To be done -
Wherever the word "this" shows up in a line, please copy that line.

Records -
-- Start --
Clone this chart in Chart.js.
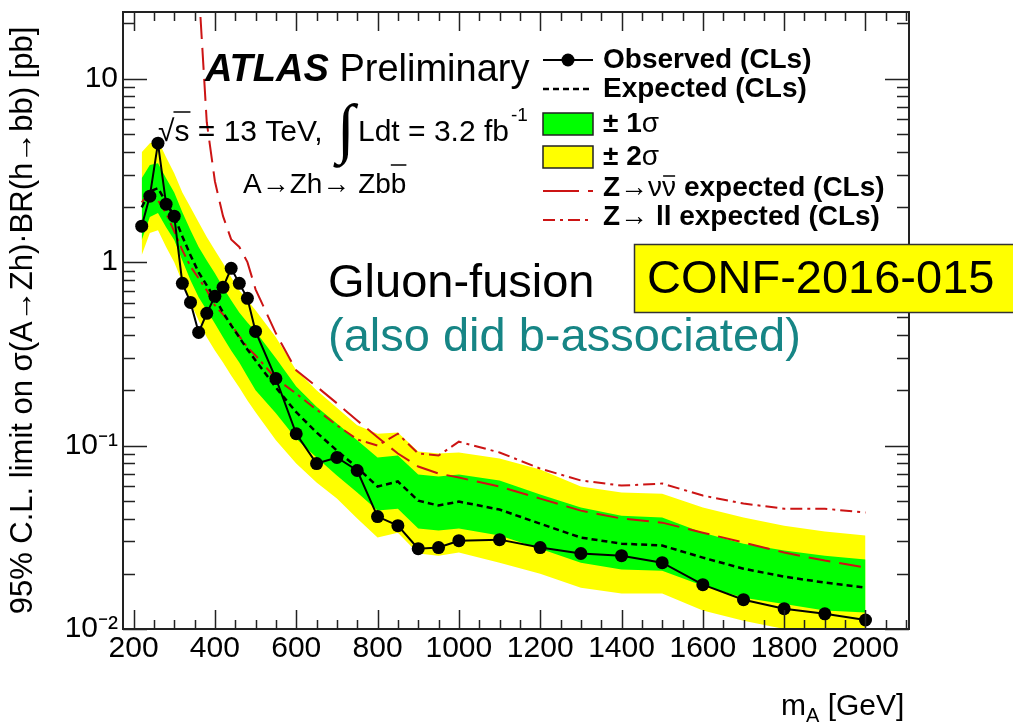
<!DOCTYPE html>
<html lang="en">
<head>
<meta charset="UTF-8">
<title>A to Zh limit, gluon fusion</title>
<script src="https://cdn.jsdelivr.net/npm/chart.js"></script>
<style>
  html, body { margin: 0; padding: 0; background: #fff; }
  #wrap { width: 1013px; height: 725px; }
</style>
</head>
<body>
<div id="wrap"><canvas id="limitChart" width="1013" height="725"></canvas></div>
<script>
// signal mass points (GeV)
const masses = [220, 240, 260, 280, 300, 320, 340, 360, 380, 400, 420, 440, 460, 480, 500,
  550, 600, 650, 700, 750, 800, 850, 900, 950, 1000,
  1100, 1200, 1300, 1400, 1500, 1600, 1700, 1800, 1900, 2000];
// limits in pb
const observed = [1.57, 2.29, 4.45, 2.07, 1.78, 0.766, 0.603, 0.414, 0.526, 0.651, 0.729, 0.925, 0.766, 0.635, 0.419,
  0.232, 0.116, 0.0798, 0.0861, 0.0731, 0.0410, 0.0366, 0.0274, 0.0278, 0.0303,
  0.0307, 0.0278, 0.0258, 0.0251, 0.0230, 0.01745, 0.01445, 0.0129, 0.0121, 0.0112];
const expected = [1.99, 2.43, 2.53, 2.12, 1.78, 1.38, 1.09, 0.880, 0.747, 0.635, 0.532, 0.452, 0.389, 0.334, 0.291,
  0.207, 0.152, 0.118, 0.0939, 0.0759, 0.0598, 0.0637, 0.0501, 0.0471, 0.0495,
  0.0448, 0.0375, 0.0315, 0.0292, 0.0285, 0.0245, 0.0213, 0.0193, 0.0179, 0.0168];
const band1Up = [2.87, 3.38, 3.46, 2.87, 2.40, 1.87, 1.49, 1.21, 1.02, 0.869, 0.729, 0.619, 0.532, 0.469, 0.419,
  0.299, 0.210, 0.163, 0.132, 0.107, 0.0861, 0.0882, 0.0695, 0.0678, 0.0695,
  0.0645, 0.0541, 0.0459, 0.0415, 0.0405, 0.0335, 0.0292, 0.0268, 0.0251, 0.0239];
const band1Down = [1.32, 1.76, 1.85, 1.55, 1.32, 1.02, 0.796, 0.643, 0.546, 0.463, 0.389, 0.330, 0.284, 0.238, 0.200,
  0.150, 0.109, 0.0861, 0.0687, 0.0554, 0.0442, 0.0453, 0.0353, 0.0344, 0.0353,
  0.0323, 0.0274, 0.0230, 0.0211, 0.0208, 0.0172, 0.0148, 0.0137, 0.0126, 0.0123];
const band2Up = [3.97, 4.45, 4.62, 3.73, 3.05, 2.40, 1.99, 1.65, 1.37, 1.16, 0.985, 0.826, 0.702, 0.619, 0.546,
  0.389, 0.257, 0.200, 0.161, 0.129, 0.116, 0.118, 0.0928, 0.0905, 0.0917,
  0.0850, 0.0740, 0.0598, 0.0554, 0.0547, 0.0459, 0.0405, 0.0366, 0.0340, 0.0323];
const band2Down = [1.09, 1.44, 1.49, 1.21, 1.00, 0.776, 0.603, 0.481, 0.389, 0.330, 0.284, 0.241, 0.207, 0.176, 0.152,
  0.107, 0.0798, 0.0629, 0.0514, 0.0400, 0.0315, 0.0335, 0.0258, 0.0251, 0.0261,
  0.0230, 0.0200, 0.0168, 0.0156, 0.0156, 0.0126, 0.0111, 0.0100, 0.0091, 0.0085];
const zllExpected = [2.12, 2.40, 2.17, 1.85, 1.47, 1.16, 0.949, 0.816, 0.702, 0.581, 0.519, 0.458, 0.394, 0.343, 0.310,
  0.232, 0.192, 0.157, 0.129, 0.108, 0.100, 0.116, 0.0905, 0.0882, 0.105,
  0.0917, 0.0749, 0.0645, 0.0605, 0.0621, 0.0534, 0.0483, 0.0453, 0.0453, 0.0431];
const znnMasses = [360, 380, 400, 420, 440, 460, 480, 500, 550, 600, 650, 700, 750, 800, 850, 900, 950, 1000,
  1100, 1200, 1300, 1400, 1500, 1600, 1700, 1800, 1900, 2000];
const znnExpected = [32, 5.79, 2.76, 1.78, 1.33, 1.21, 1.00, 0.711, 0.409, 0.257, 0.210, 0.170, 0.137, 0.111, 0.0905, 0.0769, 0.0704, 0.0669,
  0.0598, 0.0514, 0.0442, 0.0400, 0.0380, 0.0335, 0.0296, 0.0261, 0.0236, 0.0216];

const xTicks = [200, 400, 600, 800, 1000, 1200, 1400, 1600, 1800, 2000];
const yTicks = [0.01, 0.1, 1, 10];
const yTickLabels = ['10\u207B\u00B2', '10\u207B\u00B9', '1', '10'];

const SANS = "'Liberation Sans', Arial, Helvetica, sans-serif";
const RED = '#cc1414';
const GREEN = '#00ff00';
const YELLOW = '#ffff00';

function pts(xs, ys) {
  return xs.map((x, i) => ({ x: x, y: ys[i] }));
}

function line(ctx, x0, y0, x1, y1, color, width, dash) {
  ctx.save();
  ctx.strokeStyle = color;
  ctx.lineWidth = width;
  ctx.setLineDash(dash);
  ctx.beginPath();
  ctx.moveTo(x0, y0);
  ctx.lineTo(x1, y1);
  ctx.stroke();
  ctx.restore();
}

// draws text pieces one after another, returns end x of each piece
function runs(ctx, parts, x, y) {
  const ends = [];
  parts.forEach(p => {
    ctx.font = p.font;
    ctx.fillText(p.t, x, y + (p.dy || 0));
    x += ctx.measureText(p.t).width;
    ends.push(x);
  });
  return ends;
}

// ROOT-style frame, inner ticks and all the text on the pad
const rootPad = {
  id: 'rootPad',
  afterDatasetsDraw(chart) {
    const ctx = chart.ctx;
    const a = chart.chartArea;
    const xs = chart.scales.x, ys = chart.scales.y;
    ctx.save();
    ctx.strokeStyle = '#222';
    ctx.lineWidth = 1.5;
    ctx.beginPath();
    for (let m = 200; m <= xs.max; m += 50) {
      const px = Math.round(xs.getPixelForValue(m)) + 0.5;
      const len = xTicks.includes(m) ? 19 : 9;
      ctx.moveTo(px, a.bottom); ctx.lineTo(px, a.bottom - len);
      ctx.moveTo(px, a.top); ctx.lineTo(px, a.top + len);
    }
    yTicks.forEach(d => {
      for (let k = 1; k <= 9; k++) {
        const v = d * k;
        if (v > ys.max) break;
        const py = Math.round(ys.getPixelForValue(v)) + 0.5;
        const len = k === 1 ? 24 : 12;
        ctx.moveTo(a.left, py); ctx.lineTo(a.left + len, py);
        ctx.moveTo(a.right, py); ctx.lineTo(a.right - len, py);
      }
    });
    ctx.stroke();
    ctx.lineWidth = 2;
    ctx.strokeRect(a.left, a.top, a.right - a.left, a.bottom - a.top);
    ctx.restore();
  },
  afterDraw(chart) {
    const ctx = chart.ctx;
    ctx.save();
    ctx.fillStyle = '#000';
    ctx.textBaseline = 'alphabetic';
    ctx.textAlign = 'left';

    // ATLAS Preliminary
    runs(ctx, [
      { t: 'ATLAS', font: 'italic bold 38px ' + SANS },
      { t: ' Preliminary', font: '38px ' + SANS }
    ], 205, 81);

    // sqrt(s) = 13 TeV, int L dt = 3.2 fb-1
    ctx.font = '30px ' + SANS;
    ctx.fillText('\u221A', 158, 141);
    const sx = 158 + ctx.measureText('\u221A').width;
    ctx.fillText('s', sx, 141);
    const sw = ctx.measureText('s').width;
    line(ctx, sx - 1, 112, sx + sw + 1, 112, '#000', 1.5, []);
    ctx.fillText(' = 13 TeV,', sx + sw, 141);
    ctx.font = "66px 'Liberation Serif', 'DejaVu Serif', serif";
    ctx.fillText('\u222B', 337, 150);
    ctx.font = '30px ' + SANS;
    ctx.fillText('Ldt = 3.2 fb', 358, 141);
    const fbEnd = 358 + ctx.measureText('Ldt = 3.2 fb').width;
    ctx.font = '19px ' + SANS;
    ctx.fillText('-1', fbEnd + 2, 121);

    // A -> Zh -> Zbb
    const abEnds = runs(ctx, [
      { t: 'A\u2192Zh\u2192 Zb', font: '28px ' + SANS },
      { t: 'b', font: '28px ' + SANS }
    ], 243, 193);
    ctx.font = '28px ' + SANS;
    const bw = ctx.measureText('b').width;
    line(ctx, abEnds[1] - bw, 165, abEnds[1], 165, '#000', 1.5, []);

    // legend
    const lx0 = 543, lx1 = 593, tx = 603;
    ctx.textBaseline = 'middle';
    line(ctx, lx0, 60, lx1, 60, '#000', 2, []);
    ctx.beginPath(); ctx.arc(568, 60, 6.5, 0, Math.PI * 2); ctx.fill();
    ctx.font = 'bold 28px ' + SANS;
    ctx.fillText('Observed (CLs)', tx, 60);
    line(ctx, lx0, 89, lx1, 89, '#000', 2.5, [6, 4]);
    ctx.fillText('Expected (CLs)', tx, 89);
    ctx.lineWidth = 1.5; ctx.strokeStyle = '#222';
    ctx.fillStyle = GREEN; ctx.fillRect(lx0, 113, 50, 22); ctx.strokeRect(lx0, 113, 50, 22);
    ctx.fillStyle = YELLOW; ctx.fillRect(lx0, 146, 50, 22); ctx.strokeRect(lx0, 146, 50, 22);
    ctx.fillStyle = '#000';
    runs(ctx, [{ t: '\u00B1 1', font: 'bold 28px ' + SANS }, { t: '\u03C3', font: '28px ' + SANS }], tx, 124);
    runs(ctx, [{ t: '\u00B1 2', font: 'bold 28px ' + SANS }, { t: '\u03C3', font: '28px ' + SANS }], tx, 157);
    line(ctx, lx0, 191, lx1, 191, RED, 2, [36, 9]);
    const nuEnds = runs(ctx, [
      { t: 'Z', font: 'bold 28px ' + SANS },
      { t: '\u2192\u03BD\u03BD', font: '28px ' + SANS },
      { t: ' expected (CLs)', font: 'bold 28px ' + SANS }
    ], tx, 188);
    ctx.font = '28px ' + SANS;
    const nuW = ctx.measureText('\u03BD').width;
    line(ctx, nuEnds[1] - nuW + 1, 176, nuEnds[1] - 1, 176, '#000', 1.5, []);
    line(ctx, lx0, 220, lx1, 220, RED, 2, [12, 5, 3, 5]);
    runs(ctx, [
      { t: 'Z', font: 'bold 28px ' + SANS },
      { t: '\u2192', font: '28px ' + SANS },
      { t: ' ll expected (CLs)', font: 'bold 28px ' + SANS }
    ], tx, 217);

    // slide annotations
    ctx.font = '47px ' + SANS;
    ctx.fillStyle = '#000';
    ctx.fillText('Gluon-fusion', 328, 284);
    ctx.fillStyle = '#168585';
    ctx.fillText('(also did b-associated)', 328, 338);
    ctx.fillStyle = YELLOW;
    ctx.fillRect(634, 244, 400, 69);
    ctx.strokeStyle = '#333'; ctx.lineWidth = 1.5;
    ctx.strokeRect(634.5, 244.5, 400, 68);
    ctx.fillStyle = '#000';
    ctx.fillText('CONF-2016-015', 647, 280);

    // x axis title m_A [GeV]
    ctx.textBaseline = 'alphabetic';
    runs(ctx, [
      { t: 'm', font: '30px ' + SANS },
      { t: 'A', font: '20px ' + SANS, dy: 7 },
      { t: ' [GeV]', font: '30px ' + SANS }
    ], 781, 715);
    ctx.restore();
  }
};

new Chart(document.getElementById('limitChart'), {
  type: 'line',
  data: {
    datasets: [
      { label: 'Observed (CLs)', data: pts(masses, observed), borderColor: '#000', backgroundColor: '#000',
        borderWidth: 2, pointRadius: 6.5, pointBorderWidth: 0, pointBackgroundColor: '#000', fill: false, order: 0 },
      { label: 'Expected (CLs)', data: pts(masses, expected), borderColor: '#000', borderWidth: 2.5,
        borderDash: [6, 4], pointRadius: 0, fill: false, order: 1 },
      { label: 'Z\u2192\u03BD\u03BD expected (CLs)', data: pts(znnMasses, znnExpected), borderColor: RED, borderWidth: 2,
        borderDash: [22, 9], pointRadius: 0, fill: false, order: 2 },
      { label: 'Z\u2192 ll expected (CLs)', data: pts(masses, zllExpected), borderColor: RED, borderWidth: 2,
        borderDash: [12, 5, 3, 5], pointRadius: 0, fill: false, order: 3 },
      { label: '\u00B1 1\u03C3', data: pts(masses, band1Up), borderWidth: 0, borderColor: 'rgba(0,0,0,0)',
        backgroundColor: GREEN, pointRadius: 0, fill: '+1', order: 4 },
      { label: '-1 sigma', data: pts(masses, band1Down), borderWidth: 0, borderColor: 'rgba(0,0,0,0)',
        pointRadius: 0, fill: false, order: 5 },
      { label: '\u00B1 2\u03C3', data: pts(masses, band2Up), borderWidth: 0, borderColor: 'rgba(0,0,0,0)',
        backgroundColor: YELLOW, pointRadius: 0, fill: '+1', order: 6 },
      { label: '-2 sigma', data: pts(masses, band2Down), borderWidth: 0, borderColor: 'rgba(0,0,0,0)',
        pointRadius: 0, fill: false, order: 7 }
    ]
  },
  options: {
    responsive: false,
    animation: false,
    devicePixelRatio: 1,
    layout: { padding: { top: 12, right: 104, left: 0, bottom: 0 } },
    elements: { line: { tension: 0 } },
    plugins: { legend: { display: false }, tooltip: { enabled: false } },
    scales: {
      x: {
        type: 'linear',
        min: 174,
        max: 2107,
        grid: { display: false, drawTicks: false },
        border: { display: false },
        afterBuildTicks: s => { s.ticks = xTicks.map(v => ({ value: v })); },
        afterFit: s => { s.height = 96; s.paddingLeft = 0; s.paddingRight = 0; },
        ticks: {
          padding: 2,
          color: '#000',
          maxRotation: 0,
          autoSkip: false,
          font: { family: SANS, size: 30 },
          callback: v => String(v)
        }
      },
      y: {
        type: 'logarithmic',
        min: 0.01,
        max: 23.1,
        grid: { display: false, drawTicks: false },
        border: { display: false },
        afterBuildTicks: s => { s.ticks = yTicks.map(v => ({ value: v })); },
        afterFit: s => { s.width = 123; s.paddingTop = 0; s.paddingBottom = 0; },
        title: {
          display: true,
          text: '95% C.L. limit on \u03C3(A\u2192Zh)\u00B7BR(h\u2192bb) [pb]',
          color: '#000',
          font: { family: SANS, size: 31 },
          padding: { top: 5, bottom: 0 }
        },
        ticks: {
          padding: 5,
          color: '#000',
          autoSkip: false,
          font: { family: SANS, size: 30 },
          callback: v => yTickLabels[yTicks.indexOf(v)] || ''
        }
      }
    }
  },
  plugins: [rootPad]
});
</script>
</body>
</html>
-- End --
-- Start --
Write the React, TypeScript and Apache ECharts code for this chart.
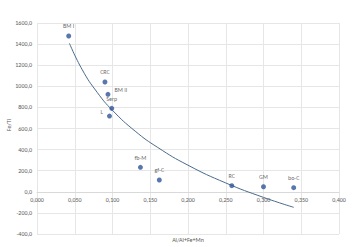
-- End --
Result -
Clone this chart in Chart.js.
Write the React, TypeScript and Apache ECharts code for this chart.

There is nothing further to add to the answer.